使用C#对大体积XML文件进行格式化的算法与实现
郝伟 2021/02/01

1 功能简介

本文章提供了一个函数,通过流和缓冲,实现任意大小的XML文件的格式化。

格式化好的XML文件满足以下几个条件:

  1. 每行只有至多一对标签或者一个关闭的标签;
    <text>hello</text>
  2. 每一级缩进使用1个 /t 表示;
  3. 必需是UTF8编码,如果不是请先转码。

2 输入数据

<?xml version=1.0><root>	<note>		<to>George</to>
		<from>John</from>
		<heading>Reminder</heading>
		<body>Don't forget the meeting!</body>
    </note>	<note>		<to>Tom</to>
		<from>Micle</from>		<heading>Reminder</heading>
		<body>Don't forget the meeting! how are you</body>
		<remark pt='noll'/>
    </note>
</root>

3 输出结果

<?xml version=1.0>
<root>
	<note>
		<to>George</to>
		<from>John</from>
		<heading>Reminder</heading>
		<body>Don't forget the meeting!</body>
	</note>
	<note>
		<to>Tom</to>
		<from>Micle</from>
		<heading>Reminder</heading>
		<body>Don't forget the meeting! how are you</body>
		<remark pt="noll"/>
	</note>
</root>

4 测试代码

		/// <summary>
		/// 测试解析是否成功。
		/// </summary>
		public static void XmlFormatTest()
		{
			var xmlfile = "sample.xml";
			File.WriteAllText(xmlfile, @"<?xml version=1.0><root>	<note>		<to>George</to>
		<from>John</from>
		<heading>Reminder</heading>
		<body>Don't forget the meeting!</body>
    </note>	<note>		<to>Tom</to>
		<from>Micle</from>		<heading>Reminder</heading>
		<body>Don't forget the meeting! how are you</body>
		<remark pt='noll'/>
    </note>
</root>");
			var res = XmlHelper.LargeXmlFormatter(xmlfile, xmlfile + "_out.xml");
			Process.Start("explorer.exe", "/e,/select," + Path.GetFullPath(xmlfile + "_out.xml"));
		}

5 源代码

		/// <summary>
		/// 将输入的XML进行格式化。
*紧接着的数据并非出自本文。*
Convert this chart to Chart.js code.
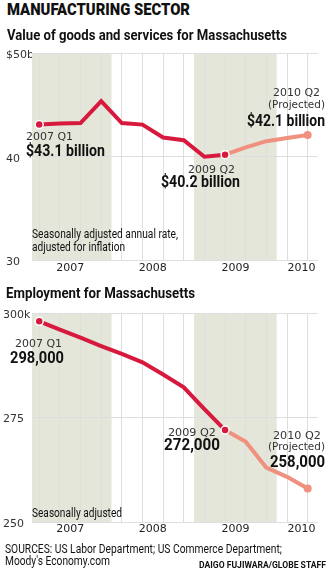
<!DOCTYPE html>
<html>
<head>
<meta charset="utf-8">
<script src="https://cdn.jsdelivr.net/npm/chart.js@4.4.1/dist/chart.umd.min.js"></script>
<style>
  html, body { margin: 0; padding: 0; background: #fff; }
  body { width: 329px; height: 571px; position: relative; overflow: hidden; }
  .t { position: absolute; white-space: nowrap; transform-origin: 0 0; color: #111; }
  .box { position: absolute; left: 0; width: 329px; }
</style>
</head>
<body>
<div class="box" style="top:40px;height:244px"><canvas id="valueChart"></canvas></div>
<div class="box" style="top:300px;height:244px"><canvas id="jobsChart"></canvas></div>
<script>
// Quarters from 2007 Q1 to 2010 Q2 (index 0..13)
const quarters = ['2007 Q1','2007 Q2','2007 Q3','2007 Q4','2008 Q1','2008 Q2','2008 Q3','2008 Q4',
                  '2009 Q1','2009 Q2','2009 Q3','2009 Q4','2010 Q1','2010 Q2'];
const years = ['2007','2008','2009','2010'];
const shadedYears = ['2007','2009'];

// Manufacturing output, $ billions (actual through 2009 Q2, then projected)
const valueActual = [43.1, 43.2, 43.25, 45.35, 43.25, 43.1, 41.85, 41.6, 40.0, 40.2];
const valueProjected = [40.2, 40.9, 41.5, 41.8, 42.1];
const valueTicks = [30, 40, 50];

// Manufacturing employment, thousands
const jobsActual = [298, 296.0, 294.1, 292.1, 290.2, 288.2, 285.3, 282.2, 277.0, 272];
const jobsProjected = [272, 269.2, 263.0, 260.8, 258];
const jobsTicks = [250, 275, 300];

const CRIMSON = '#d7193d';
const SALMON = '#f0907f';
const BAND = '#e4e6d9';
const GRID = '#dedede';
const TICK_FONT = { family: '"DejaVu Sans", sans-serif', size: 11 };
const COND = 'Roboto, "Liberation Sans", Arial, sans-serif';
const WIDE = '"DejaVu Sans", sans-serif';

const X_MIN = -0.35, X_MAX = 13.5;
const lastActual = valueActual.length - 1;

function toPoints(arr, start) { return arr.map((v, i) => ({ x: start + i, y: v })); }

// Alternate-year shading behind the grid
const bandPlugin = {
  id: 'bands',
  beforeDraw(chart) {
    const { ctx, chartArea: a, scales } = chart;
    ctx.save();
    ctx.beginPath(); ctx.rect(a.left, a.top, a.right - a.left, a.bottom - a.top); ctx.clip();
    ctx.fillStyle = BAND;
    shadedYears.forEach(y => {
      const start = years.indexOf(y) * 4 - 0.5;
      const x0 = scales.x.getPixelForValue(start);
      const x1 = scales.x.getPixelForValue(start + 4);
      ctx.fillRect(x0, a.top, x1 - x0, a.bottom - a.top);
    });
    ctx.restore();
  }
};

function makeChart(id, actual, projected, ticks, fmtTop, padLeft, yWidth, padBottom) {
  const yMin = ticks[0], yMax = ticks[ticks.length - 1];
  const radius = actual.map((_, i) => (i === 0 || i === actual.length - 1) ? 4 : 0);
  const pRadius = projected.map((_, i) => i === projected.length - 1 ? 4 : 0);
  return new Chart(document.getElementById(id), {
    type: 'line',
    data: {
      datasets: [
        { data: toPoints(actual, 0), borderColor: CRIMSON, borderWidth: 4, borderJoinStyle: 'miter',
          pointRadius: radius, pointBackgroundColor: CRIMSON, pointBorderColor: '#fff', pointBorderWidth: 1.5,
          order: 1, clip: false },
        { data: toPoints(projected, lastActual), borderColor: SALMON, borderWidth: 4, borderJoinStyle: 'round',
          pointRadius: pRadius, pointBackgroundColor: SALMON, pointBorderWidth: 0, order: 2, clip: false }
      ]
    },
    options: {
      responsive: true, maintainAspectRatio: false, animation: false,
      layout: { padding: { top: 13, right: 11, bottom: padBottom, left: padLeft } },
      plugins: { legend: { display: false }, tooltip: { enabled: false } },
      elements: { line: { tension: 0 } },
      scales: {
        x: {
          type: 'linear', min: X_MIN, max: X_MAX, position: 'bottom',
          afterBuildTicks: s => { s.ticks = quarters.map((_, i) => ({ value: i })); },
          afterFit: s => { s.height = 0; },
          grid: { color: GRID, lineWidth: 1, drawTicks: false },
          border: { display: false },
          ticks: { display: false }
        },
        years: {
          type: 'linear', min: X_MIN, max: X_MAX, position: 'bottom',
          afterBuildTicks: s => {
            s.ticks = years.map((y, i) => ({ value: Math.min(i * 4 + 1.5, X_MAX - 0.8) }));
          },
          afterFit: s => { s.height = 20; },
          grid: { display: false, drawTicks: false },
          border: { display: false },
          ticks: {
            font: TICK_FONT, color: '#222', padding: 1, maxRotation: 0, autoSkip: false,
            callback: (v, i) => years[i]
          }
        },
        y: {
          min: yMin, max: yMax,
          afterBuildTicks: s => { s.ticks = ticks.map(v => ({ value: v })); },
          afterFit: s => { s.width = yWidth; },
          grid: { color: GRID, lineWidth: 1, drawTicks: false },
          border: { display: false },
          ticks: {
            font: TICK_FONT, color: '#333', padding: 0, crossAlign: 'far', labelOffset: 2,
            callback: v => v === yMax ? fmtTop(v) : String(v)
          }
        }
      }
    },
    plugins: [bandPlugin]
  });
}

makeChart('valueChart', valueActual, valueProjected, valueTicks, v => '$' + v + 'b', 6, 26, 3.5);
makeChart('jobsChart', jobsActual, jobsProjected, jobsTicks, v => v + 'k', 3, 29, 2);

// Text layer
function put(text, x, base, size, weight, family, width, color) {
  const d = document.createElement('div');
  d.className = 't';
  d.textContent = text;
  d.style.font = weight + ' ' + size + 'px ' + family;
  d.style.lineHeight = '1';
  d.style.left = x + 'px';
  d.style.top = (base - 0.845 * size) + 'px';
  if (color) d.style.color = color;
  document.body.appendChild(d);
  if (width) {
    const w = d.getBoundingClientRect().width;
    d.style.transform = 'scaleX(' + (width / w) + ')';
  }
}
const billions = v => '$' + v.toFixed(1) + ' billion';
const jobs = v => Math.round(v * 1000).toLocaleString('en-US');
const lastQ = quarters.length - 1;

put('MANUFACTURING SECTOR', 7, 15.5, 16, 900, COND, 183);
put('Value of goods and services for Massachusetts', 7, 40.5, 15, 700, COND, 280);
put('Employment for Massachusetts', 6, 298.5, 15, 700, COND, 189);

put(quarters[0], 26, 140.7, 11, 400, WIDE, 47, '#333');
put(billions(valueActual[0]), 26, 157, 16.5, 700, COND, 79);
put(quarters[lastActual], 188, 173.3, 11, 400, WIDE, 47, '#333');
put(billions(valueActual[lastActual]), 161, 188.3, 16.5, 700, COND, 79);
put(quarters[lastQ], 273, 96.7, 11, 400, WIDE, 47, '#333');
put('(Projected)', 268, 108.5, 11, 400, WIDE, 57, '#333');
put(billions(valueProjected[valueProjected.length - 1]), 247, 126.7, 16.5, 700, COND, 78);
put('Seasonally adjusted annual rate,', 32, 238.3, 13, 400, COND, 146);
put('adjusted for inflation', 32, 250.5, 13, 400, COND, 93);

put(quarters[0], 15, 347.3, 11, 400, WIDE, 47, '#333');
put(jobs(jobsActual[0]), 10, 364, 16.5, 700, COND, 54);
put(quarters[lastActual], 168, 436, 11, 400, WIDE, 48, '#333');
put(jobs(jobsActual[lastActual]), 164, 451, 16.5, 700, COND, 56);
put(quarters[lastQ], 273, 439, 11, 400, WIDE, 48, '#333');
put('(Projected)', 268, 450.5, 11, 400, WIDE, 57, '#333');
put(jobs(jobsProjected[jobsProjected.length - 1]), 270, 468.3, 16.5, 700, COND, 55);
put('Seasonally adjusted', 32, 516.7, 13, 400, COND, 90);

put('SOURCES: US Labor Department; US Commerce Department;', 5, 552.7, 13, 400, COND, 277);
put("Moody's Economy.com", 5, 564.5, 13, 400, COND, 105);
put('DAIGO FUJIWARA/GLOBE STAFF', 199, 568.3, 8.5, 700, COND, 127);
</script>
</body>
</html>
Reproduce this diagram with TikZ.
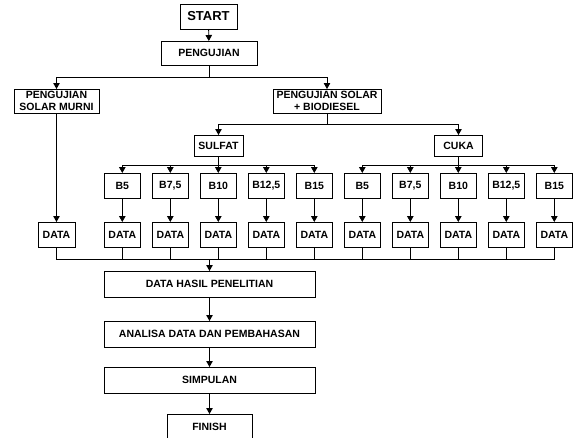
\documentclass[tikz,border=0pt]{standalone}
\usepackage{fontspec}
\setmainfont{Liberation Sans}
\usetikzlibrary{arrows.meta,positioning}

\begin{document}
\begin{tikzpicture}[x=1pt, y=-1pt, line width=0.9pt, font=\bfseries\fontsize{10.5}{12.5}\selectfont,
  box/.style={draw, inner sep=0pt, outer sep=0pt, minimum height=25pt, align=center},
  small/.style={draw, inner sep=0pt, outer sep=0pt, minimum width=36pt, minimum height=25pt},
  arr/.style={-{Triangle[length=6pt,width=6.5pt]}}]
\useasboundingbox (0,0) rectangle (573,437);
\clip (0,0) rectangle (573,437);
\node[box, minimum width=57pt, font=\bfseries\fontsize{13}{15}\selectfont] (start) at (208.5,16.5) {START};
\node[box, minimum width=96pt, minimum height=24pt] (uji) at (209,53) {PENGUJIAN};
\node[box, minimum width=85pt, minimum height=24pt] (murni) at (56.5,101) {PENGUJIAN\\SOLAR MURNI};
\node[box, minimum width=108pt, minimum height=24pt] (campur) at (327,101) {PENGUJIAN SOLAR\\+ BIODIESEL};
\node[box, minimum width=49pt, minimum height=21pt] (sulfat) at (218.5,145.5) {SULFAT};
\node[box, minimum width=48pt, minimum height=21pt] (cuka) at (458.5,145.5) {CUKA};
% variasi campuran, sulfat lalu cuka
\node[small] (sb1) at (122.3,185.5) {B5};
\node[small, right=12pt of sb1] (sb2) {B7,5};
\node[small, right=12pt of sb2] (sb3) {B10};
\node[small, right=12pt of sb3] (sb4) {B12,5};
\node[small, right=12pt of sb4] (sb5) {B15};
\node[small, right=12pt of sb5] (cb1) {B5};
\node[small, right=12pt of cb1] (cb2) {B7,5};
\node[small, right=12pt of cb2] (cb3) {B10};
\node[small, right=12pt of cb3] (cb4) {B12,5};
\node[small, right=12pt of cb4] (cb5) {B15};
\node[small, below=24pt of sb1] (sd1) {DATA};
\node[small, minimum width=37pt] (md) at (murni.south |- sd1) {DATA};
\node[box, minimum width=211pt, minimum height=26pt] (hasil) at (209.5,284) {DATA HASIL PENELITIAN};
\node[box, minimum width=211pt, minimum height=26pt, below=24pt of hasil] (analisa) {ANALISA DATA DAN PEMBAHASAN};
\node[box, minimum width=211pt, minimum height=26pt, below=20pt of analisa] (simpul) {SIMPULAN};
\node[box, minimum width=85pt, minimum height=26pt, below=21pt of simpul] (finish) {FINISH};
\coordinate (gabung) at (209.5,259);

\draw[arr] (start) -- (uji);
\draw[arr] (uji.south) -- ++(0,12) -| (murni.north);
\draw[arr] (uji.south) -- ++(0,12) -| (campur.north);
\draw[arr] (campur.south) -- ++(0,11) -| (sulfat.north);
\draw[arr] (campur.south) -- ++(0,11) -| (cuka.north);
\draw[arr] (murni) -- (md);
\draw (md.south) |- (gabung);
\foreach \i in {1,...,5} {
  \draw[arr] (sulfat.south) -- ++(0,9) -| (sb\i.north);
  \draw[arr] (cuka.south) -- ++(0,9) -| (cb\i.north);
}
\foreach \b in {sb2,sb3,sb4,sb5,cb1,cb2,cb3,cb4,cb5} {
  \node[small, below=24pt of \b] (\b-d) {DATA};
}
\draw[arr] (sb1) -- (sd1);
\draw (sd1.south) |- (gabung);
\foreach \b in {sb2,sb3,sb4,sb5,cb1,cb2,cb3,cb4,cb5} {
  \draw[arr] (\b) -- (\b-d);
  \draw (\b-d.south) |- (gabung);
}
\draw[arr] (gabung) -- (hasil);
\draw[arr] (hasil) -- (analisa);
\draw[arr] (analisa) -- (simpul);
\draw[arr] (simpul) -- (finish);
\end{tikzpicture}
\end{document}
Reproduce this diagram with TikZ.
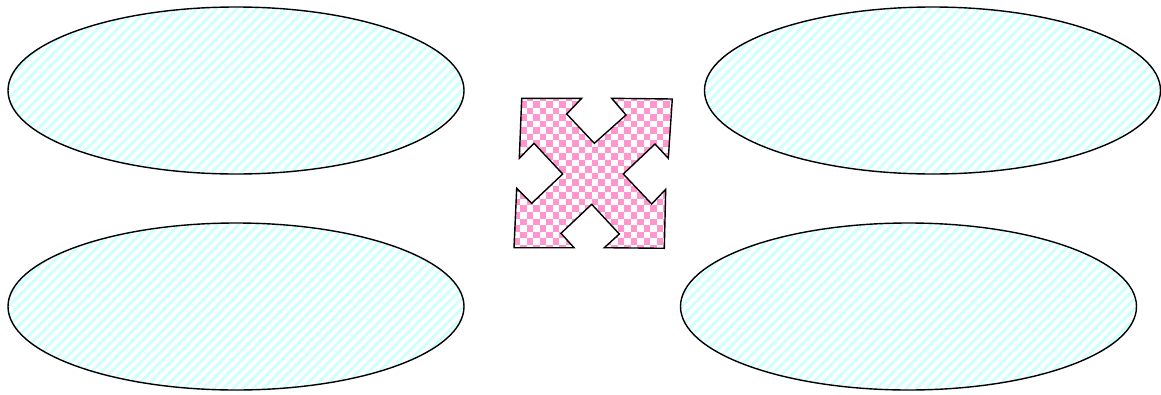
\documentclass[tikz,border=0pt]{standalone}
\usepackage{tikz}
\usetikzlibrary{shapes.geometric, patterns, patterns.meta}
\definecolor{blobcyan}{RGB}{208, 255, 255}
\definecolor{movepink}{RGB}{255, 150, 205}

\tikzdeclarepattern{
  name=bigchecker,
  type=uncolored,
  bottom left={(-.1pt,-.1pt)},
  top right={(13.1pt,13.1pt)},
  tile size={(13pt,13pt)},
  code={
    \fill (0pt,0pt) rectangle (6.5pt,6.5pt);
    \fill (6.5pt,6.5pt) rectangle (13pt,13pt);
  }
}

\begin{document}
\begin{tikzpicture}[x=1pt, y=-1pt,
    blob/.style={ellipse, draw=black, line width=1.4pt, inner sep=0pt,
      minimum width=456pt, minimum height=167pt,
      pattern={Lines[angle=45, distance=7pt, line width=3pt]},
      pattern color=blobcyan},
    movecross/.style={draw=black, line width=1.4pt, line join=miter,
      pattern=bigchecker, pattern color=movepink},
  ]
    \useasboundingbox (0,0) rectangle (1161,394);

    \node[blob] (topleft) at (236,90.5) {};
    \node[blob] (bottomleft) at (236,306.5) {};
    \node[blob] (topright) at (932.5,90.5) {};
    \node[blob] (bottomright) at (908.5,306.5) {};

    % four-way move arrows in the middle
    \draw[movecross] (521.7,98.3) -- (581.7,98.3) -- (566.7,114) -- (594.3,143.3)
      -- (626,115) -- (611.7,98.3) -- (672.3,99) -- (668.3,158.3) -- (655,144)
      -- (623.3,174) -- (651.7,204) -- (665.7,189.3) -- (664.3,248.3)
      -- (604.3,247.7) -- (619.3,234) -- (591.7,204.3) -- (561,233.3)
      -- (574,247.7) -- (514,247.7) -- (516.7,188.3) -- (531.7,203.3)
      -- (562.7,174) -- (534,143.3) -- (519.3,158.3) -- cycle;
  \end{tikzpicture}
\end{document}
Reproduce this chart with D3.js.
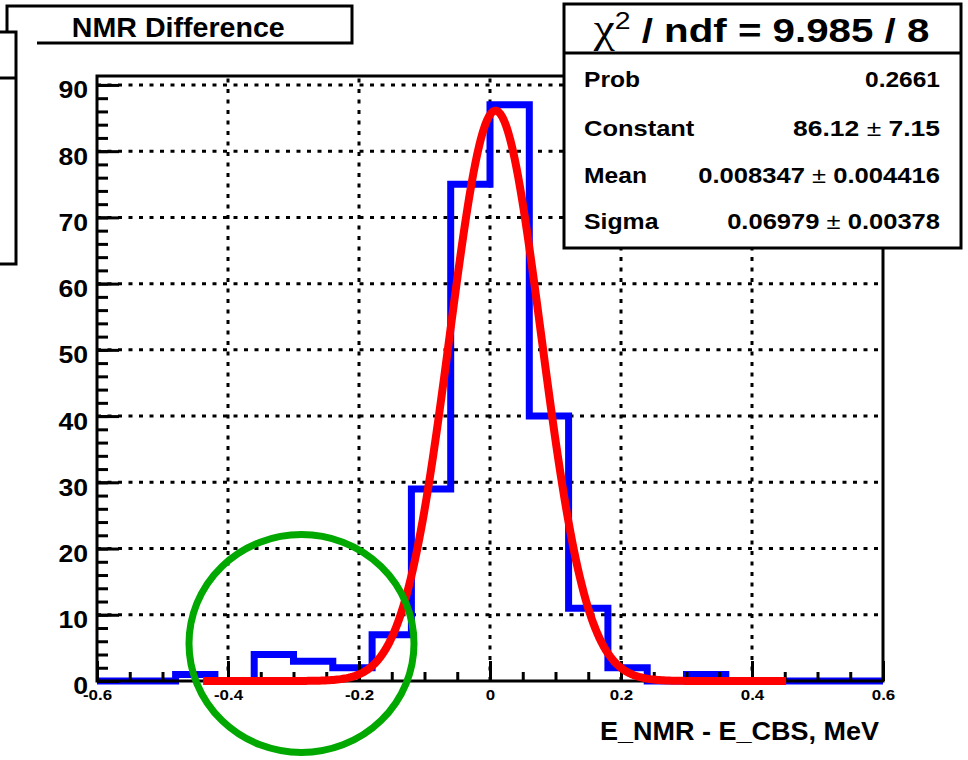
<!DOCTYPE html>
<html>
<head>
<meta charset="utf-8">
<script src="https://cdn.jsdelivr.net/npm/d3@7"></script>
<style>
  body { margin: 0; background: #fff; }
  svg { display: block; }
</style>
</head>
<body>
<svg id="chart" width="968" height="760"></svg>
<script>
// Histogram of E_NMR - E_CBS (MeV), 20 bins on [-0.6, 0.6]
const binEdges = [-0.6, -0.54, -0.48, -0.42, -0.36, -0.30, -0.24, -0.18, -0.12, -0.06, 0,
                  0.06, 0.12, 0.18, 0.24, 0.30, 0.36, 0.42, 0.48, 0.54, 0.6];
const counts = [0, 0, 1, 0, 4, 3, 2, 7, 29, 75, 87, 40, 11, 2, 0, 1, 0, 0, 0, 0];

// Gaussian fit result
const fitConstant = 86.12;
const fitMean = 0.008347;
const fitSigma = 0.06979;
const fitRange = [-0.438, 0.452];

const xTickValues = [-0.6, -0.4, -0.2, 0, 0.2, 0.4, 0.6];
const xTickLabels = ["-0.6", "-0.4", "-0.2", "0", "0.2", "0.4", "0.6"];
const yTickValues = [0, 10, 20, 30, 40, 50, 60, 70, 80, 90];
const yTickLabels = ["0", "10", "20", "30", "40", "50", "60", "70", "80", "90"];

const titleText = "NMR Difference";
const xTitleText = "E_NMR - E_CBS, MeV";
const chiHeader = ["χ", "2", " / ndf = 9.985 / 8"];
const statNames = ["Prob", "Constant", "Mean", "Sigma"];
const statValues = ["0.2661", "86.12", "0.008347", "0.06979"];
const statErrors = [null, "7.15", "0.004416", "0.00378"];

const SANS = "'Liberation Sans', Arial, Helvetica, sans-serif";
const SERIF = "'Liberation Serif', 'Times New Roman', serif";

const svg = d3.select("#chart");
const frame = { left: 97, right: 883, top: 76, bottom: 681 };

const x = d3.scaleLinear().domain([binEdges[0], binEdges[binEdges.length - 1]])
  .range([frame.left, frame.right]);
const y = d3.scaleLinear().domain([0, 1.05 * d3.max(counts)])
  .range([frame.bottom, frame.top]);

// stretch a text node horizontally so it spans the given width
function fitText(sel, width, ax, baseline) {
  const bw = sel.node().getBBox().width;
  sel.attr("transform", `translate(${ax},${baseline}) scale(${width / bw},1)`);
  return sel;
}

// dotted grid
const grid = svg.append("g")
  .attr("stroke", "#000").attr("stroke-width", 3).attr("stroke-dasharray", "4,6.5");
grid.selectAll("line.gv").data(xTickValues.slice(1, -1)).join("line").attr("class", "gv")
  .attr("x1", d => x(d)).attr("x2", d => x(d))
  .attr("y1", frame.bottom).attr("y2", frame.top);
grid.selectAll("line.gh").data(yTickValues.slice(1)).join("line").attr("class", "gh")
  .attr("x1", frame.left).attr("x2", frame.right)
  .attr("y1", d => y(d)).attr("y2", d => y(d));

// histogram outline
const histPts = counts.map((c, i) => [binEdges[i], c])
  .concat([[binEdges[binEdges.length - 1], counts[counts.length - 1]]]);
svg.append("path")
  .attr("d", d3.line().x(d => x(d[0])).y(d => y(d[1])).curve(d3.curveStepAfter)(histPts))
  .attr("fill", "none").attr("stroke", "#0000ff").attr("stroke-width", 7)
  .attr("stroke-linejoin", "miter");

// frame
svg.append("rect")
  .attr("x", frame.left).attr("y", frame.top)
  .attr("width", frame.right - frame.left).attr("height", frame.bottom - frame.top)
  .attr("fill", "none").attr("stroke", "#000").attr("stroke-width", 3);

// y axis: major + minor ticks pointing into the frame
const yMinor = d3.range(0, 91, 2);
const gYm = svg.append("g").attr("transform", `translate(${frame.left},0)`)
  .call(d3.axisLeft(y).tickValues(yMinor).tickFormat("").tickSize(-11));
const gY = svg.append("g").attr("transform", `translate(${frame.left},0)`)
  .call(d3.axisLeft(y).tickValues(yTickValues).tickFormat((d, i) => yTickLabels[i])
    .tickSize(-22).tickPadding(8));

// x axis
const xMinor = d3.range(-12, 13).map(k => k * 0.05);
const gXm = svg.append("g").attr("transform", `translate(0,${frame.bottom})`)
  .call(d3.axisBottom(x).tickValues(xMinor).tickFormat("").tickSize(-9));
const gX = svg.append("g").attr("transform", `translate(0,${frame.bottom})`)
  .call(d3.axisBottom(x).tickValues(xTickValues).tickFormat((d, i) => xTickLabels[i])
    .tickSize(-20).tickPadding(8));

[gYm, gY, gXm, gX].forEach(g => {
  g.select(".domain").remove();
  g.selectAll(".tick line").attr("stroke", "#000").attr("stroke-width", 3);
});
gY.selectAll(".tick text")
  .attr("font-family", SANS).attr("font-weight", "bold").attr("font-size", 24)
  .attr("fill", "#000").attr("dy", "0.54em").attr("transform", "scale(1.11,1)");
gX.selectAll(".tick text")
  .attr("font-family", SANS).attr("font-weight", "bold").attr("font-size", 15.5)
  .attr("fill", "#000").attr("transform", "scale(1.09,1)");

// Gaussian fit curve
const fitPts = d3.range(0, 301).map(k => {
  const xv = fitRange[0] + (fitRange[1] - fitRange[0]) * k / 300;
  return [xv, fitConstant * Math.exp(-0.5 * Math.pow((xv - fitMean) / fitSigma, 2))];
});
svg.append("path")
  .attr("d", d3.line().x(d => x(d[0])).y(d => y(d[1])).curve(d3.curveLinear)(fitPts))
  .attr("fill", "none").attr("stroke", "#ff0000").attr("stroke-width", 8)
  .attr("stroke-linejoin", "round");

// x axis title
fitText(svg.append("text").attr("font-family", SANS).attr("font-weight", "bold")
  .attr("font-size", 25.5).attr("text-anchor", "end").text(xTitleText), 279, 879, 740);

// title pave
svg.append("rect").attr("x", 7).attr("y", 6).attr("width", 345).attr("height", 37).attr("fill", "#fff");
const tb = svg.append("g").attr("stroke", "#000").attr("stroke-width", 3).attr("fill", "none");
tb.append("path").attr("d", "M7,32 V6 H352 V43 H37");
fitText(svg.append("text").attr("font-family", SANS).attr("font-weight", "bold")
  .attr("font-size", 27).attr("text-anchor", "middle").text(titleText), 213, 178.3, 37);

// left pave
svg.append("rect").attr("x", -10).attr("y", 32).attr("width", 26).attr("height", 232)
  .attr("fill", "#fff").attr("stroke", "#000").attr("stroke-width", 3);
svg.append("line").attr("x1", -10).attr("x2", 16).attr("y1", 78).attr("y2", 78)
  .attr("stroke", "#000").attr("stroke-width", 3);

// fit statistics box
svg.append("rect").attr("x", 564).attr("y", 4).attr("width", 397).attr("height", 244)
  .attr("fill", "#fff").attr("stroke", "#000").attr("stroke-width", 3);
svg.append("line").attr("x1", 564).attr("x2", 961).attr("y1", 53).attr("y2", 53)
  .attr("stroke", "#000").attr("stroke-width", 3);

const hdr = svg.append("text").attr("font-family", SANS).attr("font-size", 34)
  .attr("text-anchor", "middle").attr("fill", "#000");
hdr.append("tspan").attr("font-family", SERIF).attr("font-size", 40).text(chiHeader[0]);
hdr.append("tspan").attr("font-size", 24).attr("dy", -13).text(chiHeader[1]);
hdr.append("tspan").attr("dy", 13).attr("font-weight", "bold").text(chiHeader[2]);
fitText(hdr, 337, 761.5, 42);

const rowBase = [87, 136, 183, 229];
const nameWidths = [56, 111, 63, 75];
const valueWidths = [75, 147, 242, 213];
statNames.forEach((name, i) => {
  fitText(svg.append("text").attr("font-family", SANS).attr("font-weight", "bold")
    .attr("font-size", 22.5).attr("text-anchor", "start").text(name),
    nameWidths[i], 584, rowBase[i]);
  const t = svg.append("text").attr("font-family", SANS).attr("font-size", 22.5)
    .attr("text-anchor", "end");
  t.append("tspan").attr("font-weight", "bold").text(statValues[i]);
  if (statErrors[i] !== null) {
    t.append("tspan").text(" ± ");
    t.append("tspan").attr("font-weight", "bold").text(statErrors[i]);
  }
  fitText(t, valueWidths[i], 940, rowBase[i]);
});

// highlight ring around the low-side tail
svg.append("ellipse").attr("cx", 301.5).attr("cy", 643.5).attr("rx", 112.5).attr("ry", 109)
  .attr("fill", "none").attr("stroke", "#00a800").attr("stroke-width", 7);
</script>
</body>
</html>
格式化的几点内容:
		/// 1. 每行只有至多一对标签,可以是一对标签的或者一个关闭的标签;
		/// 2. 每一级使用/t进行缩进
		/// 3. 必需是UTF8编码,如果不是请先转码。
		/// </summary>
		/// <param name="xmlfile">待格式化的XML文件。</param>
		/// <param name="outfile">输出的格式化好的XML文件。</param>
		/// <returns></returns>
		public static string LargeXmlFormatter(string xmlfile, string outfile)
		{
			if (!File.Exists(xmlfile))
			{
				throw new FileNotFoundException($"文件 `{xmlfile}` 读取失败。", xmlfile);
			}

			// 1表示在标签中,2表示在文本中
			int state = 0;
			// 以下4个buffer分别表示:标签、文本、输出和前缀。
			StringBuilder tagBuffer = new StringBuilder();
			StringBuilder textBuffer = new StringBuilder();
			StringBuilder prefix = new StringBuilder();
			StringBuilder outBuffer = null; // new StringBuilder();

			StreamReader sr = new StreamReader(new FileStream(xmlfile, FileMode.Open), Encoding.UTF8);
			StreamWriter sw = new StreamWriter(outfile, false, Encoding.UTF8);
			char[] buffer = new char[30]; // 每次读取1M的内容

			while (!sr.EndOfStream)
			{
				int len = sr.ReadBlock(buffer, 0, buffer.Length);
				for (int i = 0; i < len; i++)
				{
					char ch = buffer[i];
					switch (ch)
					{
						case '<':
							var text = textBuffer.Replace('\n', ' ').ToString().Trim();
							textBuffer.Clear();
							textBuffer.Append(text);
							if (textBuffer.Length > 0)
							{
								outBuffer.Append(text);
							}
							// 避免在第一行加入的空行
							else if (outBuffer == null)
							{
								outBuffer = new StringBuilder();
							}
							else
							{
								outBuffer.Append('\n');
							}
							state = 1;
							tagBuffer.Clear();
							tagBuffer.Append('<');
							break;

						case '>':
							state = 2;
							tagBuffer.Append('>');
							switch (tagBuffer[1])
							{
								case '?':
									outBuffer.Append(tagBuffer.ToString());
									break;

								case '/':
									if (prefix.Length > 0)
										prefix.Remove(0, 1);
									outBuffer.Append((textBuffer.Length > 0 ? "" : prefix.ToString()) + tagBuffer.ToString());
									textBuffer.Clear();
									break;

								default:
									// 添加一个普通的开始标签
									outBuffer.Append(prefix + tagBuffer.ToString());

									// 如果是关闭的标签,则添加一个/t,以抵消后面的加入。
									if (tagBuffer[tagBuffer.Length - 2] != '/')
										prefix.Append('\t');

									state = 2;
									tagBuffer.Clear();
									break;
							}
							break;
						case '\r': break; // 不处理
						default:
							if (state == 1)
								tagBuffer.Append(ch);
							else if (state == 2)
								textBuffer.Append(ch);
							break;
					}
				}
				sw.Write(outBuffer.ToString());
				outBuffer.Clear();
			}
			sw.Close();
			sr.Close();


			return "";
		}
	}